Here's how I tackled it:

  1. I first cut the front and back piece (1 time in the outer fabric, 1 time in the lining). At the front, I drew the neckline a little deeper. 

  2. For the skirt parts I drew two rectangles according to the new dimensions. For the length, I just kept the dimensions of the pattern (knee-length). For the width I took the width of the front piece + 7 times  1.6" and cut it twice.
  3. I folded both the front and back of the skirt part to determine mid front and mid back (see arrow with M in the photo). I put a pin there. Then I made the necessary markings to create 7 box pleats. So from the pin I drew a mark on both sides at 0.8" cm and then 3 times at 0.8" and at 1.6". (So 2 - 2 - 4 - 2 - 4 - 2 - 4). I did the same for the back piece. The 1.6" pieces will form the box pleats (in my photo P1, P2, ..., P7), starting mid front and mid-back.
  4. I folded the fabric right sides together so that two 1.6" marks matched each other. This means 7 times per skirt panel. I put a pin there every time. I then sewed 1.5" down at that spot so that I could remove the pin and the folds remained. 

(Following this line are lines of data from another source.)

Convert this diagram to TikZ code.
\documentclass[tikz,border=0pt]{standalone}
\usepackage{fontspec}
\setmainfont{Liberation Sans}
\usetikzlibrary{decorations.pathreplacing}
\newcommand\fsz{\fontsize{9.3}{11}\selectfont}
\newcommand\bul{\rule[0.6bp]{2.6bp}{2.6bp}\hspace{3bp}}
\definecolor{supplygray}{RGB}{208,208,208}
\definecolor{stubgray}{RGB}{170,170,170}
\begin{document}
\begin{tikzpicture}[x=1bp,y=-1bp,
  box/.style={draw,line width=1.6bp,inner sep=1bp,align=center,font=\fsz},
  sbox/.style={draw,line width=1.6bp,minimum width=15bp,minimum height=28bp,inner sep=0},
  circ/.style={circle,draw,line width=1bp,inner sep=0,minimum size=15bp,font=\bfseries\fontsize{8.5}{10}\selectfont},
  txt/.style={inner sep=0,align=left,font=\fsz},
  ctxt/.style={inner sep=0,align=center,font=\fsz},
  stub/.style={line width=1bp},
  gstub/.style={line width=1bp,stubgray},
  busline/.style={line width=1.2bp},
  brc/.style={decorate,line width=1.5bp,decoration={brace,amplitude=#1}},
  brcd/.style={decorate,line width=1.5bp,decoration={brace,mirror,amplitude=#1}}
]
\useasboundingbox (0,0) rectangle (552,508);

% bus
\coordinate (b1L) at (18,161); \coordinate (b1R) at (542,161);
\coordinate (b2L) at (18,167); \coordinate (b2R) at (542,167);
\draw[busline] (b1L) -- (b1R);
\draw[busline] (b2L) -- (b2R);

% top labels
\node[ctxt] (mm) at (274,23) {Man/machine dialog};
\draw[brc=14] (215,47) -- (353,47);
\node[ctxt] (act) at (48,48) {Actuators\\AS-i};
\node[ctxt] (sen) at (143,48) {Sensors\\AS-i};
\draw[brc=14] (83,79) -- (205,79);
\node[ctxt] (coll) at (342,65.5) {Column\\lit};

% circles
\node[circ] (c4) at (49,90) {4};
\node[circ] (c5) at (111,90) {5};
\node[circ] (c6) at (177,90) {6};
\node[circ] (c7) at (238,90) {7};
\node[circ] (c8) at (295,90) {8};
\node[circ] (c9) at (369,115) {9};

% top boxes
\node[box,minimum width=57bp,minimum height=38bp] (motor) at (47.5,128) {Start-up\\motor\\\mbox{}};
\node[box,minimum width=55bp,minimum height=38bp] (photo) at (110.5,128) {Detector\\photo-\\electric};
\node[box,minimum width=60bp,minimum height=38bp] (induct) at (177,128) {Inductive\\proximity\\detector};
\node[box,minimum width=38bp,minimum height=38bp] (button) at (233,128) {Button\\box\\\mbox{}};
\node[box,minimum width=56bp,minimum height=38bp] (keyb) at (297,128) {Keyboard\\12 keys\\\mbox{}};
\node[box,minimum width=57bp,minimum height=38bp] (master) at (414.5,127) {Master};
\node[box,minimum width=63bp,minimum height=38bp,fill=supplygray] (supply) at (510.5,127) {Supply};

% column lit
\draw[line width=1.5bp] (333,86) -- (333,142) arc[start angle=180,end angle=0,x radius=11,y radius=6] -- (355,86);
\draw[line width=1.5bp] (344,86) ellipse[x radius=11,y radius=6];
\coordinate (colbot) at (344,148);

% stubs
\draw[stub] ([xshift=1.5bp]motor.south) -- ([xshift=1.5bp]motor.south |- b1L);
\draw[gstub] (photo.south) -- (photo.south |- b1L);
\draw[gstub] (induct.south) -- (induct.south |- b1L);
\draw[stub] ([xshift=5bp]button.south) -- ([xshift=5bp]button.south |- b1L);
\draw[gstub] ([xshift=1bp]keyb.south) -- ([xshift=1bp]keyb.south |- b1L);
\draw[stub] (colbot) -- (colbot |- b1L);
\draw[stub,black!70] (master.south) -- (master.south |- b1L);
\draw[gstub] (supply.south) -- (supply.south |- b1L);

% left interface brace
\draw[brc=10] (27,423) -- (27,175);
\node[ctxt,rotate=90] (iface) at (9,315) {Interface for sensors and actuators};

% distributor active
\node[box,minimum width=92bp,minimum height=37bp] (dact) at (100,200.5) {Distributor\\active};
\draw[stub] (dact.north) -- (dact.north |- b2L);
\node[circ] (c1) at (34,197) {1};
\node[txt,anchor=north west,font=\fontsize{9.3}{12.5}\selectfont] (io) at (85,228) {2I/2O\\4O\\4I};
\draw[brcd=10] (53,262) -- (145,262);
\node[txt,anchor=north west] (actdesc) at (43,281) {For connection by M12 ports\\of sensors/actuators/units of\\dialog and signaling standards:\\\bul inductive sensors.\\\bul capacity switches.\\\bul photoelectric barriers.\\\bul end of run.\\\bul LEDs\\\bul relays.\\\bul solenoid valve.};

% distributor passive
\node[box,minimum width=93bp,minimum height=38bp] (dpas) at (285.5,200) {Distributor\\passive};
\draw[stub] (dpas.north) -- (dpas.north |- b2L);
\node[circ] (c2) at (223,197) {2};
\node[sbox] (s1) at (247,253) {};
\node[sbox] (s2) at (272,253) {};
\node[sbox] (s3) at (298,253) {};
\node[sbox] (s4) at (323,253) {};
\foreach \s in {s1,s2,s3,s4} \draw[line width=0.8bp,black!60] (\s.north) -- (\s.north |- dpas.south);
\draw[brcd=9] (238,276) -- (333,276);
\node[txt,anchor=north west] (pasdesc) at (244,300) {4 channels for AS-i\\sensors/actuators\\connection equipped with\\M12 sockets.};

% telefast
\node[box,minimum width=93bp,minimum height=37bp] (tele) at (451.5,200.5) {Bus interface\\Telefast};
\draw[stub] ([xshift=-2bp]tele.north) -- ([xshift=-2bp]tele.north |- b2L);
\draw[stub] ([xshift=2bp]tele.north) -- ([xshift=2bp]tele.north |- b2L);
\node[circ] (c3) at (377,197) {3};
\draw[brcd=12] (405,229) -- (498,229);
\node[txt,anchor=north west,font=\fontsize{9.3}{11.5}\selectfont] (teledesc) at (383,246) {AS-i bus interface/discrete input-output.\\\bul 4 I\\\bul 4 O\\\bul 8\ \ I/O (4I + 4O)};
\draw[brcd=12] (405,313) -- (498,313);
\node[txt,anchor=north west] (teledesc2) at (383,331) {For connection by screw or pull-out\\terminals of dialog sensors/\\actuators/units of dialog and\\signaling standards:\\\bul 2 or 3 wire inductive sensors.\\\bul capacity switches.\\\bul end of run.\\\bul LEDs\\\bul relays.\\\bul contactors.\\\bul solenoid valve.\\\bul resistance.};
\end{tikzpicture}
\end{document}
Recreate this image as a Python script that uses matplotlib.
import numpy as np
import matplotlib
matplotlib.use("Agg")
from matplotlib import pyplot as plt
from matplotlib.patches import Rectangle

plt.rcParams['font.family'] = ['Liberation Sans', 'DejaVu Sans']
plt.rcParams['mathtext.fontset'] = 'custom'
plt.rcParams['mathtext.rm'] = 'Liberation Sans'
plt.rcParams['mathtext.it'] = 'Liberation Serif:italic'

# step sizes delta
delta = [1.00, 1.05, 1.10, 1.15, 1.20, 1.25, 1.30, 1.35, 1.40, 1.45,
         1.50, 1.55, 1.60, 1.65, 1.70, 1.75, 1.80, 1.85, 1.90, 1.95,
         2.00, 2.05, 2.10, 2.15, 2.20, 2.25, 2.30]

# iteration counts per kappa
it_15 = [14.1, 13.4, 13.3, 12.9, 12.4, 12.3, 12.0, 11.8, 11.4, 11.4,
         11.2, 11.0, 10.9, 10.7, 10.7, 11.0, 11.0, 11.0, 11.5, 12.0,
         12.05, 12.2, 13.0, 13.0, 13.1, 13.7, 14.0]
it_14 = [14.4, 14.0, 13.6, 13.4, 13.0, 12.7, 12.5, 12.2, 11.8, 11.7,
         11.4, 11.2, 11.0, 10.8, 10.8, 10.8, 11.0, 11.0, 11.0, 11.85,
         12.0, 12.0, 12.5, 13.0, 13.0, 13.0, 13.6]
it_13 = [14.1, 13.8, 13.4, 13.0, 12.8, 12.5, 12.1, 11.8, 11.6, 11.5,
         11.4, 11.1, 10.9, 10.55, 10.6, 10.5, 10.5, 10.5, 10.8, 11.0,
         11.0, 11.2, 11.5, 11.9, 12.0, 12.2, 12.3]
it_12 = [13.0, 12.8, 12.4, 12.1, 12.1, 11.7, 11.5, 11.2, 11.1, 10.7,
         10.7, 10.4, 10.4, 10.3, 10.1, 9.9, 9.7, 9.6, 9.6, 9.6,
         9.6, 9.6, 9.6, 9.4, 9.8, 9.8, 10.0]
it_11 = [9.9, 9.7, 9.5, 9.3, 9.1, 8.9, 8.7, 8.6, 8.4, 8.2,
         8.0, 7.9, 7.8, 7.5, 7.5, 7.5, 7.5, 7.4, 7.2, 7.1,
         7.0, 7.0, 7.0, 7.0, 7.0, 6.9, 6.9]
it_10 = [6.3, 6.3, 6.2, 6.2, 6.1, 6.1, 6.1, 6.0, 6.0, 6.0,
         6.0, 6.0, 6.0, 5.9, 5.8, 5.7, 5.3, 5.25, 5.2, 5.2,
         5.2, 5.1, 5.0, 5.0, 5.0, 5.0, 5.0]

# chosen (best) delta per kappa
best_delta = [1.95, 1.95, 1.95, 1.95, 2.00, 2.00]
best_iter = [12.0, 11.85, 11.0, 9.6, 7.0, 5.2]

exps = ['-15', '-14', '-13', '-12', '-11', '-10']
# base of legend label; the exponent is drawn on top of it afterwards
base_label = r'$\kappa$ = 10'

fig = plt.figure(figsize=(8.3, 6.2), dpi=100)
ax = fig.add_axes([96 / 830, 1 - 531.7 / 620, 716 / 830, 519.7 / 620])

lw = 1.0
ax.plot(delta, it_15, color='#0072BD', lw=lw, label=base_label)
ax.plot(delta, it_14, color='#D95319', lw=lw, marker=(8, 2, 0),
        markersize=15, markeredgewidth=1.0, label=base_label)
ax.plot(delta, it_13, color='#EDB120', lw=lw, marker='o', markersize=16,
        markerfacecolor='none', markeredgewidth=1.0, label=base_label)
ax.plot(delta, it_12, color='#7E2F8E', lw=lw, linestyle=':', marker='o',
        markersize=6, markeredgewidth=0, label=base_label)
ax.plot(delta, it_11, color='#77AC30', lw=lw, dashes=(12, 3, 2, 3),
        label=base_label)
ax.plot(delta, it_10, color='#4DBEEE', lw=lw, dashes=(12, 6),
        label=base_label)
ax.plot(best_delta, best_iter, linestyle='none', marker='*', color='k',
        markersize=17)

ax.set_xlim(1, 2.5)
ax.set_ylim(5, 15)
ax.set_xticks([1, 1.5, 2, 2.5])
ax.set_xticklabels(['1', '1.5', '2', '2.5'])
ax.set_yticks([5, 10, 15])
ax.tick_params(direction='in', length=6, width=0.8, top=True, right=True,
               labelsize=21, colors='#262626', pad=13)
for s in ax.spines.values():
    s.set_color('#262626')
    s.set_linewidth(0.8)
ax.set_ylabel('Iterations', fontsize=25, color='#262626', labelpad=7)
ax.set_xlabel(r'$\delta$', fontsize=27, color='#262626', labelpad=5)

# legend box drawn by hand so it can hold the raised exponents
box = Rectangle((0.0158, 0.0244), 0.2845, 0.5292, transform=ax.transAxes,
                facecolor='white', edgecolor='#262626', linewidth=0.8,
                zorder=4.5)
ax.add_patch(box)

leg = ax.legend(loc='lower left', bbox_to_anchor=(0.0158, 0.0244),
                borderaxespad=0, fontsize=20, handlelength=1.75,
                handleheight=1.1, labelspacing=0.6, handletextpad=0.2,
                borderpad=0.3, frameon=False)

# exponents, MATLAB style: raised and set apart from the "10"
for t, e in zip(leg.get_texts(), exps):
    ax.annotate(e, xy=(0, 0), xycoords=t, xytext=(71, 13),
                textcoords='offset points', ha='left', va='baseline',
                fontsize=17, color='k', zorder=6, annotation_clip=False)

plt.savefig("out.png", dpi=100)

  5. Then I flattened each fold so that the back touched my just-put stitching. I stitched this secure close to the edge of the fabric. I repeated this for every fold, so 7 times per skirt panel.

  6. I stitched the side seams of the skirt.

  7. I attached the skirt to the bodice.


To summarize: how do you adjust the skirt part of any pattern with box pleats?

  1. You measure the bottom of the front of the bodice, and also do this for the back if you also want to work with pleats there.
  2. You decide how many pleats you want to make (in my example 7). If like me, you choose a pleat at the center front, you choose an odd number.
  3. You calculate 1.6" per pleat. In my case 7 times 1.6". You add this to the width of the front (and/or back) bodice.
  4. You draw a rectangle on the wrong side of the fabric. For the top, you use the dimensions of the front bodice piece + number of pleats. For the side seams, choose the length provided in the pattern (in this case you can choose tunic length, knee-length, or maxi length.).
  5. At the top, where you will attach the skirt part to the bodice, make markings. First, determine mid front (and at the back of the skirt part mid-back). After all, there will be the middle fold (if you make an odd number of folds). For each pleat, you count 1.6" (I started from the middle, so the first pleat markings are 0.8" from the mid-front/back marking) and between each pleat, I left 1" in my last version. Leave at least 0.8" between each pleat.
  6. Cut out the front and back skirt panel, then follow the steps in my explanation above to sew the pleats.

Good luck!

Try it yourself? Head over to the webshop and go straight to the Sunny Days Tunic and Dress pattern.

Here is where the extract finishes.